Remdesivir will be available to treat coronavirus patients this week. Gilead also donated its entire stockpile of coronavirus treatment to government
The good news about coronavirus treatment keeps pouring in. Last week, we told you about report from Gilead Sciences after the pharmaceutical giant announced that early trial results of remdesivir showed improvement with shorter drug treatment. Over the weekend, Gilead Chairman and CEO Daniel O’Day said the drug will now be made available to coronavirus patients this week.
This past Sunday, in an interview with Face The Nation on CBS, Gilead CEO Dan O’Day said the company had donated its entire supply of the drug to the government to give to hospitals across the US and that it will also send some overseas, which will then allocate it on as-needed basis across the country starting early next week. “We’ve donated the entire supply . . . because we acknowledge and recognize the human suffering . . . and want to make sure nothing gets in the way of this getting to patients,” said O’Day.

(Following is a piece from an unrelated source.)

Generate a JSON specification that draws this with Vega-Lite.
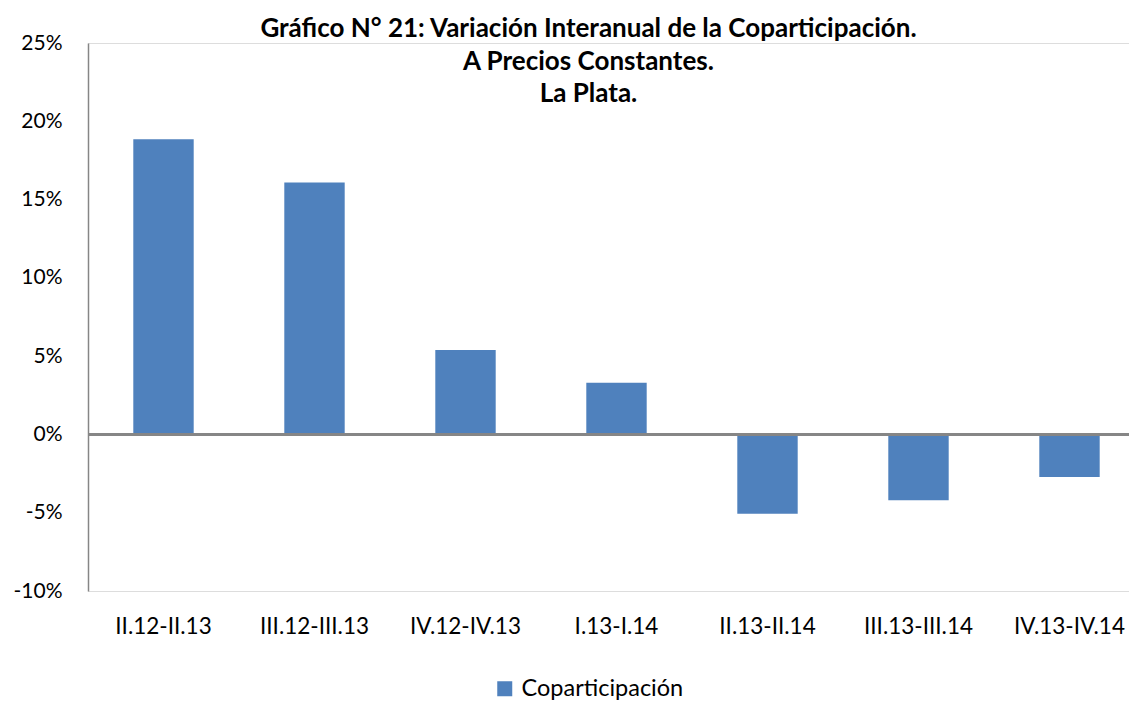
{
  "$schema": "https://vega.github.io/schema/vega-lite/v6.json",
  "autosize": {"type": "none"},
  "width": 1041,
  "height": 548,
  "padding": {"left": 88, "top": 43, "right": 0, "bottom": 110},
  "background": "white",
  "title": {
    "text": ["Gráfico N° 21: Variación Interanual de la Coparticipación.", "A Precios Constantes.", "La Plata."],
    "font": "Lato",
    "fontWeight": "bold",
    "fontSize": 26,
    "lineHeight": 32.5,
    "color": "#000000",
    "anchor": "middle",
    "frame": "group",
    "offset": 0,
    "dx": -20,
    "dy": 75
  },
  "data": {
    "values": [
      {"periodo": "II.12-II.13", "serie": "Coparticipación", "valor": 18.86},
      {"periodo": "III.12-III.13", "serie": "Coparticipación", "valor": 16.09},
      {"periodo": "IV.12-IV.13", "serie": "Coparticipación", "valor": 5.4},
      {"periodo": "I.13-I.14", "serie": "Coparticipación", "valor": 3.3},
      {"periodo": "II.13-II.14", "serie": "Coparticipación", "valor": -5.06},
      {"periodo": "III.13-III.14", "serie": "Coparticipación", "valor": -4.21},
      {"periodo": "IV.13-IV.14", "serie": "Coparticipación", "valor": -2.72}
    ]
  },
  "layer": [
    {
      "mark": {"type": "bar"},
      "encoding": {
        "x": {
          "field": "periodo",
          "type": "nominal",
          "sort": null,
          "scale": {"range": [0, 1057], "paddingInner": 0.6, "paddingOuter": 0.3},
          "axis": {
            "title": null,
            "domain": false,
            "ticks": false,
            "labelAngle": 0,
            "labelFont": "Lato",
            "labelFontSize": 22.5,
            "labelColor": "#000000",
            "labelPadding": 24,
            "labelLimit": 0
          }
        },
        "y": {
          "field": "valor",
          "type": "quantitative",
          "scale": {"domain": [-10, 25], "nice": false},
          "axis": {
            "title": null,
            "values": [-10, -5, 0, 5, 10, 15, 20, 25],
            "labelExpr": "datum.value + '%'",
            "grid": false,
            "ticks": false,
            "domain": true,
            "domainColor": "#868686",
            "domainWidth": 1.5,
            "labelFont": "Lato",
            "labelFontSize": 21,
            "labelColor": "#000000",
            "labelPadding": 26
          }
        },
        "color": {
          "field": "serie",
          "type": "nominal",
          "scale": {"range": ["#4F81BD"]},
          "legend": {
            "title": null,
            "orient": "none",
            "legendX": 405,
            "legendY": 634,
            "symbolType": "square",
            "symbolSize": 225,
            "symbolStrokeWidth": 0,
            "labelFont": "Lato",
            "labelFontSize": 23.5,
            "labelColor": "#000000",
            "labelOffset": 5,
            "labelLimit": 0
          }
        }
      }
    },
    {
      "mark": {"type": "rule", "color": "#868686", "strokeWidth": 2},
      "encoding": {"y": {"datum": 0}}
    }
  ]
}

Though Remdesivir is not a permanent cure for coronavirus, preliminary results of a coronavirus drug trial showed at least 50% of patients treated with a 5-day dosage of antiviral drug remdesivir improved and more than half were discharged from the hospital within two weeks. The drug showed promising results in a study of more than 1,000 people around the world and has been touted as one of the first steps in reopening the economy.
In a study of 800 patients, the antiviral drug shortened the duration of hospital stay in users to 11 days on average, versus 15 days for COVID-19 patients who were not administered the drug. Gilead says that 140,000-plus prescriptions will be available by the end of May, with 1 million available by 2020’s end. The company has yet to share what it will charge for the drug, should it be approved in the long term.

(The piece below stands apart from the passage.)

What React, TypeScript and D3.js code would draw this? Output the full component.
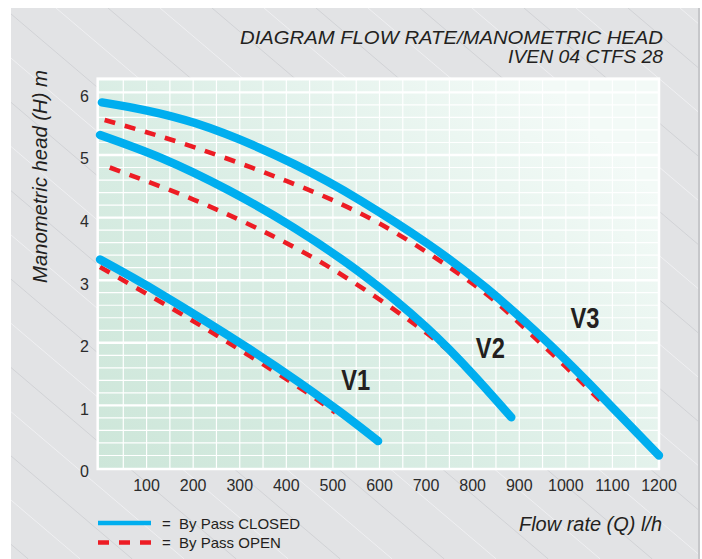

The study tracked two groups of patients who were hospitalized with Covid-19. One group received a 5-day treatment of remdesivir, while the other group took the drug for 10 days. The researchers said more than half of the patients in both treatment groups were discharged from the hospital within 14 days. They said 64.5% of the patients who received the shorter treatment course were discharged, compared with 53.8% of the group who were treated for 10 days.
Scientists also found that patients who were given it recovered 31 percent faster than those who did not and that the mortality rate among recipients was around three percent lower; it was 8 percent in the drug recipients and 11.6 percent in placebo patients.
Remdesivir is an ebola drug developed by Gilead Sciences that was found to be ineffective is now being tested in two phase III randomised clinical trials in Asian countries. The trials are being performed on 761 patients in a randomised, placebo-controlled, double-blind study at multiple hospitals in Wuhan, the epicenter of the novel coronavirus outbreak.